A unique 48-bit address is commonly pre-assigned to each Ethernet interface when it is manufactured, which vastly simplifies the setup and operation of the network. For one thing, pre-assigned addresses keep you from getting involved in administering the addresses for different groups using the network. And if you've ever tried to get different work groups at a large site to cooperate and voluntarily obey the same set of rules, you can appreciate what an advantage this can be.
As each Ethernet frame is sent onto the shared signal channel, all Ethernet interfaces look at the first 48-bit field of the frame, which contains the destination address. The interfaces compare the destination address of the frame with their own address. The Ethernet interface with the same address as the destination address in the frame will read in the entire frame and deliver it to the networking software running on that computer. All other network interfaces will stop reading the frame when they discover that the destination address does not match their own address.
A multicast address allows a single Ethernet frame to be received by a group of stations. Network software can set a station's Ethernet interface to listen for specific multicast addresses. This makes it possible for a set of stations to be assigned to a multicast group which has been given a specific multicast address. A single packet sent to the multicast address assigned to that group will then be received by all stations in that group.
There is also the special case of the multicast address known as the broadcast address, which is the 48-bit address of all ones. All Ethernet interfaces that see a frame with this destination address will read the frame in and deliver it to the networking software on the computer.
MAC Address -
A Media Access Control address (MAC address) is a unique identifier assigned to network interfaces for communications on the physical network segment. MAC addresses are used for numerous network technologies and most IEEE 802 network technologies, including Ethernet. Logically, MAC addresses are used in the Media Access Control protocol sub-layer of the OSI reference model.
MAC addresses are most often assigned by the manufacturer of a network interface card (NIC) and are stored in its hardware, the card's read-only memory, or some other firmware mechanism. If assigned by the manufacturer, a MAC address usually encodes the manufacturer's registered identification number and may be referred to as the burned-in address. It may also be known as an Ethernet hardware address (EHA), hardware address or physical address. A network node may have multiple NICs and will then have one unique MAC address per NIC.
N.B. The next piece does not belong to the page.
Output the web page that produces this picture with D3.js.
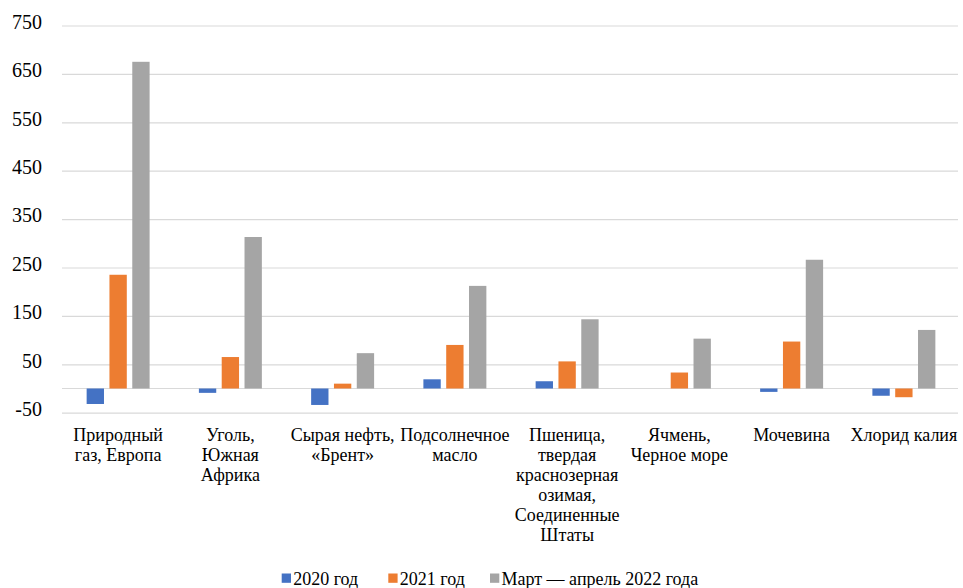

MAC addresses are formed according to the rules of one of three numbering name spaces managed by the Institute of Electrical and Electronics Engineers (IEEE): MAC-48, EUI-48, and EUI-64. The IEEE claims trademarks on the names EUI-48 and EUI-64, in which EUI is an acronym for Extended Unique Identifier.
An MAC address -
Error Detection -
Each Ethernet frame contains a trailer with a cyclic redundancy check (CRC) of the frame contents. After reception of a frame, the receiving node creates a CRC from the bits in the frame to compare to the CRC value in the frame trailer. If these two CRC calculations match, the frame can be trusted as being received without error. The trusted frame will then be processed. A frame received with bad, nonmatching CRC's will be discarded.